▶ _EXERCISE_: Collect all lines from the records below that include the word "this".

▶ _DATA FOR PROCESSING_:
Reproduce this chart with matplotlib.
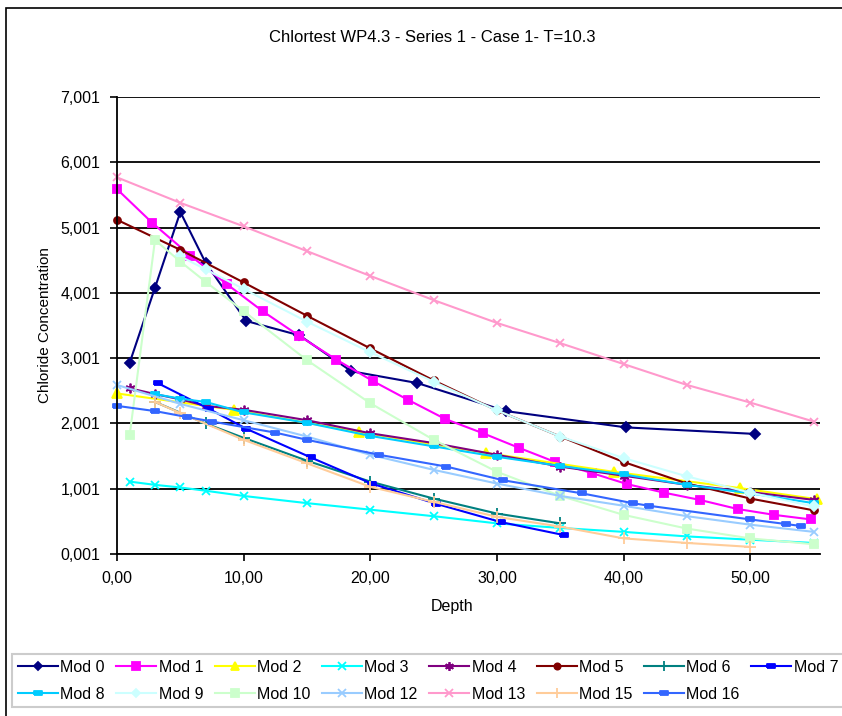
import matplotlib
matplotlib.use("Agg")
import matplotlib.pyplot as plt
from matplotlib.patches import Rectangle
from matplotlib.ticker import FuncFormatter

plt.rcParams["font.family"] = ["Liberation Sans", "DejaVu Sans"]

# ---------------------------------------------------------------------------
# Data (depth vs chloride concentration)
# ---------------------------------------------------------------------------
mod0_x = [1, 3, 5, 7, 10.2, 14.4, 18.5, 23.7, 30.7, 40.2, 50.4]
mod0_y = [2.93, 4.08, 5.24, 4.46, 3.57, 3.35, 2.80, 2.62, 2.19, 1.94, 1.84]

mod1_x = [0, 2.8, 5.8, 8.7, 11.5, 14.4, 17.3, 20.2, 23.0, 25.9, 28.9, 31.7,
          34.6, 37.5, 40.3, 43.2, 46.0, 49.0, 51.9, 54.8]
mod1_y = [5.59, 5.07, 4.57, 4.13, 3.72, 3.34, 2.98, 2.65, 2.36, 2.07, 1.85, 1.63,
          1.41, 1.24, 1.07, 0.94, 0.83, 0.69, 0.60, 0.53]

mod2_x = [0, 9.2, 19.1, 29.1, 39.2, 49.2, 55.3]
mod2_y = [2.46, 2.21, 1.87, 1.55, 1.26, 1.01, 0.84]

mod3_x = [1, 3, 5, 7, 10, 15, 20, 25, 30, 35, 40, 45, 50, 55]
mod3_y = [1.11, 1.06, 1.02, 0.97, 0.89, 0.78, 0.68, 0.58, 0.47, 0.40, 0.34, 0.27, 0.22, 0.17]

mod4_x = [1, 3, 5, 7, 10, 15, 20, 25, 30, 35, 40, 45, 50, 55]
mod4_y = [2.54, 2.45, 2.37, 2.27, 2.21, 2.05, 1.85, 1.70, 1.52, 1.34, 1.20, 1.06, 0.95, 0.83]

mod5_x = [0, 5, 10, 15, 20, 25, 30, 35, 40, 45, 50, 55]
mod5_y = [5.12, 4.66, 4.16, 3.65, 3.15, 2.66, 2.20, 1.80, 1.41, 1.08, 0.85, 0.67]

mod6_x = [3, 7, 10, 15, 20, 25, 30, 35]
mod6_y = [2.33, 2.00, 1.78, 1.43, 1.11, 0.85, 0.62, 0.47]

mod7_x = [3.2, 7.3, 10.2, 15.3, 20.1, 25.2, 30.3, 35.3]
mod7_y = [2.62, 2.22, 1.92, 1.48, 1.08, 0.77, 0.49, 0.29]

mod8_x = [3, 5, 7, 10, 15, 20, 25, 30, 35, 40, 45, 50, 55]
mod8_y = [2.45, 2.38, 2.33, 2.17, 2.01, 1.81, 1.65, 1.49, 1.35, 1.22, 1.06, 0.93, 0.78]

mod9_x = [5, 7, 10, 15, 20, 25, 30, 35, 40, 45, 50, 55]
mod9_y = [4.56, 4.36, 4.06, 3.56, 3.09, 2.64, 2.20, 1.80, 1.47, 1.19, 0.94, 0.73]

mod10_x = [1, 3, 5, 7, 10, 15, 20, 25, 30, 35, 40, 45, 50, 55]
mod10_y = [1.82, 4.81, 4.48, 4.17, 3.72, 2.97, 2.31, 1.75, 1.26, 0.89, 0.60, 0.39, 0.24, 0.15]

mod12_x = [0, 5, 10, 15, 20, 25, 30, 35, 40, 45, 50, 55]
mod12_y = [2.59, 2.30, 2.05, 1.80, 1.52, 1.29, 1.08, 0.89, 0.74, 0.58, 0.45, 0.34]

mod13_x = [0, 5, 10, 15, 20, 25, 30, 35, 40, 45, 50, 55]
mod13_y = [5.77, 5.38, 5.02, 4.64, 4.26, 3.89, 3.54, 3.23, 2.91, 2.59, 2.32, 2.03]

mod15_x = [3, 5, 10, 15, 20, 25, 30, 35, 40, 45, 50]
mod15_y = [2.33, 2.16, 1.75, 1.39, 1.03, 0.80, 0.57, 0.42, 0.24, 0.17, 0.11]

mod16_x = [0, 3, 5.5, 7.5, 12.5, 15, 20.7, 26, 30.5, 36.7, 40.7, 42, 50, 52.8, 54]
mod16_y = [2.27, 2.19, 2.10, 2.03, 1.86, 1.75, 1.52, 1.34, 1.13, 0.93, 0.78, 0.74, 0.53, 0.46, 0.43]

# Excel-style short dash marker (wide, flat rectangle)
DASH = [(-1, -0.45), (1, -0.45), (1, 0.45), (-1, 0.45), (-1, -0.45)]
STAR = (6, 2, 0)

SERIES = [
    ("Mod 0", mod0_x, mod0_y, "#000080", "D", 5),
    ("Mod 1", mod1_x, mod1_y, "#FF00FF", "s", 6),
    ("Mod 2", mod2_x, mod2_y, "#FFFF00", "^", 7),
    ("Mod 3", mod3_x, mod3_y, "#00FFFF", "x", 6),
    ("Mod 4", mod4_x, mod4_y, "#800080", STAR, 7),
    ("Mod 5", mod5_x, mod5_y, "#800000", "o", 5),
    ("Mod 6", mod6_x, mod6_y, "#008080", "+", 8),
    ("Mod 7", mod7_x, mod7_y, "#0000FF", DASH, 6),
    ("Mod 8", mod8_x, mod8_y, "#00CCFF", DASH, 6),
    ("Mod 9", mod9_x, mod9_y, "#CCFFFF", "D", 5),
    ("Mod 10", mod10_x, mod10_y, "#CCFFCC", "s", 6),
    ("Mod 12", mod12_x, mod12_y, "#99CCFF", "x", 6),
    ("Mod 13", mod13_x, mod13_y, "#FF99CC", "x", 6),
    ("Mod 15", mod15_x, mod15_y, "#FFCC99", "+", 8),
    ("Mod 16", mod16_x, mod16_y, "#3366FF", DASH, 6),
]

fig = plt.figure(figsize=(8.42, 7.16), dpi=100)
ax = fig.add_axes([117 / 842, 1 - 554 / 716, 703 / 842, 457 / 716])

# outer chart border (right and bottom edges run off the picture)
fig.add_artist(Rectangle((6 / 842, -0.01), 1.0, 1 - 8 / 716 + 0.01,
                         transform=fig.transFigure, fill=False,
                         edgecolor="black", lw=1.2))

handles = {}
for name, xs, ys, col, mk, ms in SERIES:
    (ln,) = ax.plot(xs, ys, color=col, lw=1.5, marker=mk, ms=ms,
                    mec=col, mfc=col, mew=1.3, label=name, clip_on=False)
    handles[name] = ln

ax.set_xlim(0, 55.5)
ax.set_ylim(0.001, 7.001)
ax.set_yticks([0.001 + i for i in range(8)])
ax.set_xticks([0, 10, 20, 30, 40, 50])
ax.yaxis.set_major_formatter(FuncFormatter(lambda v, p: f"{v:.3f}".replace(".", ",")))
ax.xaxis.set_major_formatter(FuncFormatter(lambda v, p: f"{v:.2f}".replace(".", ",")))
ax.tick_params(axis="both", direction="out", length=5, width=1.2, labelsize=11.5, pad=7)
ax.grid(axis="y", color="black", lw=1.3)
ax.set_axisbelow(True)
for s in ("top", "right"):
    ax.spines[s].set_visible(False)
for s in ("left", "bottom"):
    ax.spines[s].set_linewidth(1.3)

fig.text(432 / 842, 1 - 37 / 716, "Chlortest WP4.3 - Series 1 - Case 1- T=10.3",
         ha="center", va="center", fontsize=12)
fig.text(45 / 842, 1 - 325 / 716, "Chloride Concentration", rotation=90,
         ha="center", va="center", fontsize=11)
fig.text(452 / 842, 1 - 607 / 716, "Depth", ha="center", va="center", fontsize=11.5)

# legend filled row-wise: top row Mod 0..7, bottom row Mod 8..16
row1 = ["Mod 0", "Mod 1", "Mod 2", "Mod 3", "Mod 4", "Mod 5", "Mod 6", "Mod 7"]
row2 = ["Mod 8", "Mod 9", "Mod 10", "Mod 12", "Mod 13", "Mod 15", "Mod 16"]
order = []
for i, n in enumerate(row1):
    order.append(n)
    if i < len(row2):
        order.append(row2[i])
leg = fig.legend([handles[n] for n in order], order, ncol=8,
                 loc="upper left", bbox_to_anchor=(12 / 842, 1 - 654 / 716),
                 borderaxespad=0, fontsize=11.5, frameon=True, fancybox=False,
                 handlelength=2.5, handletextpad=0.15, columnspacing=0.73,
                 labelspacing=0.75, borderpad=0.35, markerscale=0.9)
leg.get_frame().set_edgecolor("#c0c0c0")
leg.get_frame().set_linewidth(1.5)

fig.savefig("out.png", dpi=100)
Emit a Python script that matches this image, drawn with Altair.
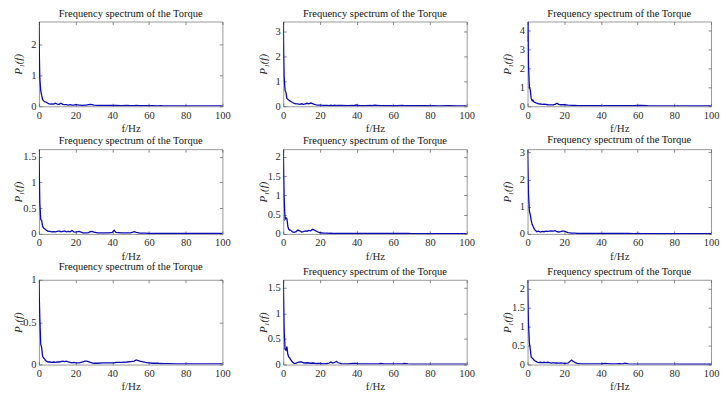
import altair as alt
import pandas as pd

# ---------------- data ----------------
freq = [0, 0.25, 0.5, 1, 1.5, 2, 2.5, 3, 3.5, 4,
        5, 6, 7, 8, 9, 10, 11, 12, 13, 14, 15, 16, 17, 18, 19, 20,
        22, 24, 25, 26, 27, 28, 29, 30,
        32, 35, 38, 40, 41, 42, 45, 48, 50, 52, 53, 55, 58, 60,
        62, 65, 66, 68, 70, 75, 80, 85, 90, 95, 100]

p1 = [2.74, 1.6, 0.9, 0.5, 0.35, 0.22, 0.18, 0.15, 0.14, 0.13,
      0.09, 0.07, 0.08, 0.07, 0.1, 0.07, 0.06, 0.1, 0.06, 0.05, 0.05, 0.04, 0.05, 0.04, 0.04, 0.05,
      0.04, 0.03, 0.04, 0.04, 0.05, 0.06, 0.05, 0.04,
      0.03, 0.03, 0.025, 0.03, 0.025, 0.03, 0.02, 0.025, 0.02, 0.02, 0.025, 0.02, 0.02, 0.02,
      0.02, 0.015, 0.02, 0.015, 0.015, 0.015, 0.015, 0.012, 0.015, 0.01, 0.01]

p2 = [3.42, 2.0, 1.2, 0.65, 0.55, 0.32, 0.28, 0.25, 0.22, 0.2,
      0.15, 0.12, 0.1, 0.1, 0.08, 0.1, 0.08, 0.1, 0.12, 0.1, 0.13, 0.11, 0.08, 0.06, 0.05, 0.05,
      0.04, 0.04, 0.03, 0.04, 0.03, 0.04, 0.03, 0.03,
      0.03, 0.025, 0.03, 0.05, 0.03, 0.025, 0.025, 0.03, 0.045, 0.03, 0.025, 0.02, 0.02, 0.025,
      0.02, 0.035, 0.025, 0.02, 0.02, 0.02, 0.02, 0.015, 0.02, 0.015, 0.015]

p3 = [3.4, 4.46, 2.2, 1.0, 0.85, 0.4, 0.3, 0.32, 0.22, 0.2,
      0.16, 0.13, 0.12, 0.1, 0.11, 0.1, 0.08, 0.07, 0.07, 0.08, 0.1, 0.16, 0.1, 0.08, 0.09, 0.08,
      0.06, 0.05, 0.04, 0.04, 0.03, 0.035, 0.03, 0.03,
      0.03, 0.035, 0.03, 0.03, 0.025, 0.03, 0.03, 0.035, 0.03, 0.035, 0.03, 0.03, 0.035, 0.05,
      0.04, 0.03, 0.025, 0.025, 0.02, 0.02, 0.02, 0.02, 0.015, 0.015, 0.015]

p4 = [1.65, 1.1, 0.6, 0.28, 0.26, 0.15, 0.12, 0.1, 0.09, 0.07,
      0.05, 0.05, 0.04, 0.045, 0.04, 0.05, 0.06, 0.04, 0.05, 0.06, 0.04, 0.05, 0.04, 0.065, 0.04, 0.035,
      0.05, 0.02, 0.02, 0.02, 0.025, 0.045, 0.05, 0.035,
      0.02, 0.02, 0.02, 0.03, 0.07, 0.03, 0.02, 0.02, 0.02, 0.045, 0.03, 0.015, 0.015, 0.012,
      0.012, 0.01, 0.012, 0.01, 0.01, 0.01, 0.008, 0.01, 0.008, 0.008, 0.008]

p5 = [2.2, 1.5, 0.95, 0.38, 0.42, 0.4, 0.2, 0.12, 0.1, 0.1,
      0.05, 0.04, 0.06, 0.1, 0.08, 0.05, 0.06, 0.08, 0.07, 0.09, 0.08, 0.12, 0.1, 0.07, 0.05, 0.03,
      0.02, 0.02, 0.015, 0.02, 0.015, 0.015, 0.015, 0.015,
      0.012, 0.012, 0.015, 0.012, 0.01, 0.012, 0.012, 0.012, 0.012, 0.015, 0.012, 0.01, 0.01, 0.01,
      0.01, 0.01, 0.01, 0.01, 0.008, 0.008, 0.008, 0.008, 0.008, 0.008, 0.008]

p6 = [3.12, 2.3, 1.5, 0.85, 0.7, 0.5, 0.35, 0.28, 0.2, 0.15,
      0.08, 0.1, 0.07, 0.09, 0.08, 0.1, 0.09, 0.1, 0.11, 0.1, 0.12, 0.08, 0.07, 0.08, 0.1, 0.1,
      0.05, 0.03, 0.03, 0.025, 0.02, 0.02, 0.02, 0.02,
      0.02, 0.018, 0.02, 0.015, 0.015, 0.02, 0.015, 0.015, 0.015, 0.015, 0.015, 0.015, 0.012, 0.015,
      0.012, 0.012, 0.012, 0.012, 0.01, 0.01, 0.01, 0.01, 0.01, 0.01, 0.01]

p7 = [1.0, 0.75, 0.55, 0.24, 0.2, 0.1, 0.08, 0.07, 0.05, 0.04,
      0.03, 0.03, 0.025, 0.03, 0.025, 0.03, 0.03, 0.035, 0.04, 0.035, 0.04, 0.03, 0.025, 0.02, 0.025, 0.02,
      0.02, 0.03, 0.04, 0.04, 0.035, 0.025, 0.02, 0.015,
      0.015, 0.02, 0.02, 0.02, 0.02, 0.025, 0.025, 0.03, 0.035, 0.04, 0.055, 0.04, 0.025, 0.02,
      0.015, 0.015, 0.012, 0.01, 0.01, 0.008, 0.008, 0.008, 0.007, 0.007, 0.007]

p8 = [1.66, 1.15, 0.7, 0.3, 0.28, 0.35, 0.2, 0.15, 0.13, 0.1,
      0.05, 0.02, 0.03, 0.04, 0.05, 0.05, 0.035, 0.03, 0.035, 0.03, 0.025, 0.03, 0.025, 0.02, 0.02, 0.02,
      0.015, 0.02, 0.03, 0.05, 0.03, 0.04, 0.06, 0.035,
      0.015, 0.015, 0.02, 0.02, 0.015, 0.012, 0.012, 0.012, 0.012, 0.015, 0.02, 0.012, 0.012, 0.012,
      0.012, 0.015, 0.02, 0.012, 0.01, 0.01, 0.01, 0.008, 0.008, 0.008, 0.008]

p9 = [2.23, 1.6, 1.1, 0.58, 0.4, 0.2, 0.17, 0.15, 0.12, 0.1,
      0.07, 0.05, 0.06, 0.05, 0.06, 0.05, 0.06, 0.05, 0.04, 0.05, 0.04, 0.04, 0.035, 0.04, 0.035, 0.03,
      0.035, 0.12, 0.08, 0.05, 0.03, 0.025, 0.02, 0.02,
      0.015, 0.015, 0.015, 0.02, 0.025, 0.03, 0.02, 0.02, 0.025, 0.02, 0.035, 0.02, 0.012, 0.01,
      0.01, 0.01, 0.01, 0.01, 0.012, 0.01, 0.01, 0.008, 0.008, 0.008, 0.008]

series = [p1, p2, p3, p4, p5, p6, p7, p8, p9]
y_ticks = [[0, 1, 2], [0, 1, 2, 3], [0, 1, 2, 3, 4],
           [0, 0.5, 1, 1.5], [0, 0.5, 1, 1.5, 2], [0, 1, 2, 3],
           [0, 0.5, 1], [0, 0.5, 1, 1.5], [0, 0.5, 1, 1.5, 2]]
x_ticks = [0, 20, 40, 60, 80, 100]
panel_title = "Frequency spectrum of the Torque"
x_title = "f/Hz"
y_title = "P\u2081(f)"

# ---------------- styling ----------------
FONT = "Liberation Serif"
BLUE = "#0a0ab4"
FRAME = "#9a9a9a"
TXT = "#2a2a2a"
W, H = 184, 85

lab = dict(labelFont=FONT, labelFontSize=10.5, labelColor=TXT,
           titleFont=FONT, titleFontSize=11, titleFontWeight="normal",
           titleColor=TXT)
tk = dict(tickColor="#6a6a6a", tickWidth=0.8, tickSize=3)


def panel(vals, ticks):
    df = pd.DataFrame({"f": freq, "P": vals})
    xs = alt.Scale(domain=[0, 100], nice=False, zero=False)
    ys = alt.Scale(domain=[0, max(vals)], nice=False, zero=True)
    base = alt.Chart(df)
    line = base.mark_line(color=BLUE, strokeWidth=1.3, clip=True).encode(
        x=alt.X("f:Q", scale=xs, axis=alt.Axis(
            values=x_ticks, ticks=False, domain=False, grid=False,
            labelPadding=4, title=x_title, titlePadding=2,
            labelFlush=False, **lab)),
        y=alt.Y("P:Q", scale=ys, axis=alt.Axis(
            values=ticks, format="~g", ticks=False, domain=False, grid=False,
            labelPadding=3, minExtent=14, maxExtent=14,
            title=y_title, titleFontStyle="italic", titlePadding=1, **lab)),
    )
    inner1 = base.mark_line(opacity=0).encode(
        x=alt.X("f:Q", scale=xs, axis=alt.Axis(
            orient="top", offset=-H, values=x_ticks, labels=False, ticks=True,
            domain=False, grid=False, title=None, **tk)),
        y=alt.Y("P:Q", scale=ys, axis=alt.Axis(
            orient="right", offset=-W, values=ticks, labels=False, ticks=True,
            domain=False, grid=False, title=None, **tk)),
    )
    inner2 = base.mark_line(opacity=0).encode(
        x=alt.X("f:Q", scale=xs, axis=alt.Axis(
            orient="bottom", offset=-H, values=x_ticks, labels=False, ticks=True,
            domain=False, grid=False, title=None, **tk)),
        y=alt.Y("P:Q", scale=ys, axis=alt.Axis(
            orient="left", offset=-W, values=ticks, labels=False, ticks=True,
            domain=False, grid=False, title=None, **tk)),
    )
    return alt.layer(line, inner1, inner2).resolve_axis(
        x="independent", y="independent"
    ).properties(
        width=W, height=H,
        title=alt.TitleParams(panel_title, font=FONT, fontSize=10.5,
                              fontWeight="normal", color="#111111",
                              offset=2, anchor="middle"),
    )


rows = []
for r in range(3):
    rows.append(alt.hconcat(*[panel(series[3 * r + c], y_ticks[3 * r + c])
                              for c in range(3)], spacing=25))

chart = alt.vconcat(*rows, spacing=0, background="white").properties(
    padding={"left": 4, "top": -1, "right": 0, "bottom": 0}
).configure_view(
    stroke=FRAME, strokeWidth=1
)

chart.save("out.html", embed_options={"renderer": "svg", "actions": False})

▶ _EXERCISE RESULT_:
Reproduce this chart with matplotlib.
Emit a Python script that matches this image, drawn with Altair.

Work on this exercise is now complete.